I took the surfaced track down the NW side of the valley to the little car park and the side track that ascends gently to the foot of the NE ridge of Craig Eigiau. The track climbs around the northern flank and turns into the next valley, home to Melynllyn and Dulyn reservoirs, where I left it to follow Craig Eigiau's NE ridge. The summit is a fine elongated spiky rib of rock with a good view of the hills, and is easily attained.
Foel-fras and Foel Grach appeared to have just a light dusting of snow left on their tops but Carnedd Llewelyn retained a significant cap: I was wearing my summer Mids but I had packed the Microspikes and reckoned I should be fine. I saw one walker in the distance ascending towards Llewelyn, the only other walker I would see in the whole trip.
The map shows no path on the ground ascending to the main ridge from this side, my first approach on this line, but there is a clear path from the 730m contour across the broad expanse and up the obvious nose above Melynllyn reservoir. Nearing the ridge, the path disappeared as I met the snowline - it emerges a little south of the bwlch between Llewelyn and Foel Grach - and the mist was gathering, intermittently engulfing the stony landscape and blown in on a biting wind.
I managed to capture an atmospheric shot of Yr Elen against a turbulent sky before Llewelyn clagged out during my final climb to its windswept plateau. It's hard to think of a bleaker place in poor conditions, but a magnificent one nevertheless.
I was soon off down the SE ridge where the snow was thinner and more patchy than expected: I didn't need the Microspikes after all. Just beyond the initial descent is a cairned hillock and I headed towards the edge overlooking Cwm Eigiau to find a pitch on the snow-dusted grass near its foot. Llewelyn cleared shortly afterwards but not for long: by dusk the thick mist had shrouded the whole area but the temperature dropped rapidly. At around 3000' I hoped for an inversion the next morning.
As if to order, at dawn the sun peeped over the ocean of cloud that had settled into the valleys and cwms far below, stretching as far as the eye could see to the east. The tent had furled into ripples under the thick frost and I made a hot drink: time to get moving early before the sun gained strength and evaporated the spectacle.
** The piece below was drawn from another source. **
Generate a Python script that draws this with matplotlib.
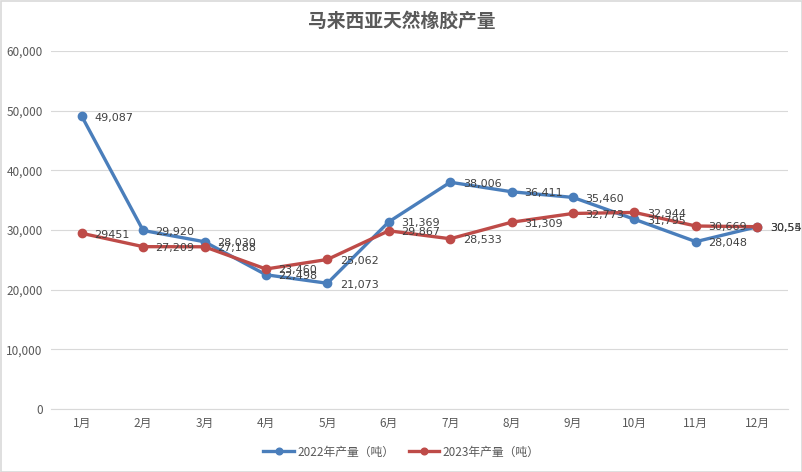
import matplotlib
matplotlib.use("Agg")
import matplotlib.pyplot as plt
from matplotlib.ticker import FuncFormatter
from matplotlib.patches import Rectangle

plt.rcParams['font.family'] = ['Noto Sans CJK SC', 'DejaVu Sans']

months = ['1月', '2月', '3月', '4月', '5月', '6月', '7月', '8月', '9月', '10月', '11月', '12月']
s2022 = [49087, 29920, 28030, 22498, 21073, 31369, 38006, 36411, 35460, 31795, 28048, 30546]
s2023 = [29451, 27209, 27188, 23460, 25062, 29867, 28533, 31309, 32773, 32944, 30669, 30552]
labels2022 = ['49,087', '29,920', '28,030', '22,498', '21,073', '31,369', '38,006', '36,411', '35,460', '31,795', '28,048', '30,546']
labels2023 = ['29451', '27,209', '27,188', '23,460', '25,062', '29,867', '28,533', '31,309', '32,773', '32,944', '30,669', '30,552']
name2022 = '2022年产量（吨）'
name2023 = '2023年产量（吨）'
title = '马来西亚天然橡胶产量'

c_blue = '#4a7ebb'
c_red = '#be4b48'

fig = plt.figure(figsize=(8.03, 4.72), dpi=100)
ax = fig.add_axes([51/803, 1-409/472, (788-51)/803, (409-51)/472])

x = list(range(len(months)))
ax.plot(x, s2022, color=c_blue, lw=2.4, marker='o', ms=6, label=name2022, zorder=3)
ax.plot(x, s2023, color=c_red, lw=2.4, marker='o', ms=6, label=name2023, zorder=3)

for xi, v, t in zip(x, s2022, labels2022):
    ax.annotate(t, (xi, v), xytext=(9, -1), textcoords='offset points', ha='left', va='center',
                fontsize=8, color='#404040', family=['DejaVu Sans'], annotation_clip=False)
for xi, v, t in zip(x, s2023, labels2023):
    ax.annotate(t, (xi, v), xytext=(9, -1), textcoords='offset points', ha='left', va='center',
                fontsize=8, color='#404040', family=['DejaVu Sans'], annotation_clip=False)

ax.set_xlim(-0.5, 11.5)
ax.set_ylim(0, 60000)
ax.set_yticks(range(0, 60001, 10000))
ax.yaxis.set_major_formatter(FuncFormatter(lambda v, p: f'{int(v):,}'))
ax.set_xticks(x)
ax.set_xticklabels(months)
ax.grid(axis='y', color='#d9d9d9', lw=0.8)
ax.set_axisbelow(True)
for s in ['top', 'right', 'left']:
    ax.spines[s].set_visible(False)
ax.spines['bottom'].set_color('#d9d9d9')
ax.tick_params(axis='both', length=0, labelsize=8.5, colors='#595959')
ax.tick_params(axis='y', pad=6)
ax.tick_params(axis='x', pad=6)

fig.text(0.5, 1-21/472, title, ha='center', va='center', fontsize=13.5, color='#595959', fontweight='bold')

leg = fig.legend(loc='center', bbox_to_anchor=(0.5, 1-452/472), ncol=2, frameon=False,
                 fontsize=8.5, labelcolor='#595959', handlelength=2.6, columnspacing=1.2,
                 handletextpad=0.3, markerscale=0.8)

fig.patches.append(Rectangle((0.5/803, 0.5/472), 1-1/803, 1-1/472, transform=fig.transFigure,
                             fill=False, edgecolor='#d9d9d9', lw=1.2))

fig.savefig('out.png', dpi=100)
The SE ridge traverse over Craig yr Ysfa, Pen yr Helgi Du and Pen Llithrig y Wrach is always a superb walk but simply magnificent today. The clarity above the cloud was excellent and the ridges and summits of Moel Siabod and the Glyderau were bold and sharp above the white mantle. I was grateful that the slightly awkward manoeuvre on the descent of Craig yr Ysfa was dry and free of ice or frost.
Descending Pen yr Helgi Du, the mist had risen somewhat and spilled over Bwlch y Tri Marchog, but I soon emerged again into blue sky and clarity for a longer than usual break on the summit of Pen Llithrig y Wrach for a bite to eat in the now quite warm sunshine.
While sitting on the summit I heard the unmistakable sound of a helicopter - I had heard it twice the evening before in the tent - this time it rose out of the mist somewhere above Llyn Cowlyd and flew up towards Llewelyn.
I descended the south ridge to the shoreline track along Llyn Cowlyd and stopped to take off my base layer Powerstretch, such was the warmth of the sun. The lake was covered in mist and invisible from the summit but it was practically all gone now, leaving a hazy view, while the pools in the rocky parts of the track had extensive frogspawn.
On our last visit to Cwm Eigiau, we tried to follow the byway from the dam on the NW side of the pipeline and it was a tortuous failure. This time I took the dam access track to the T-junction at SH744642 and turned L uphill to follow this good track NE all the way along the valley, and as I had seen from Google Maps, this led me directly to the top of the water pipes descending the outward route back to Dolgarrog. The only choice comes at a bifurcation just after crossing a track bridge over a small ravine around SH762660: here take the R lower fork.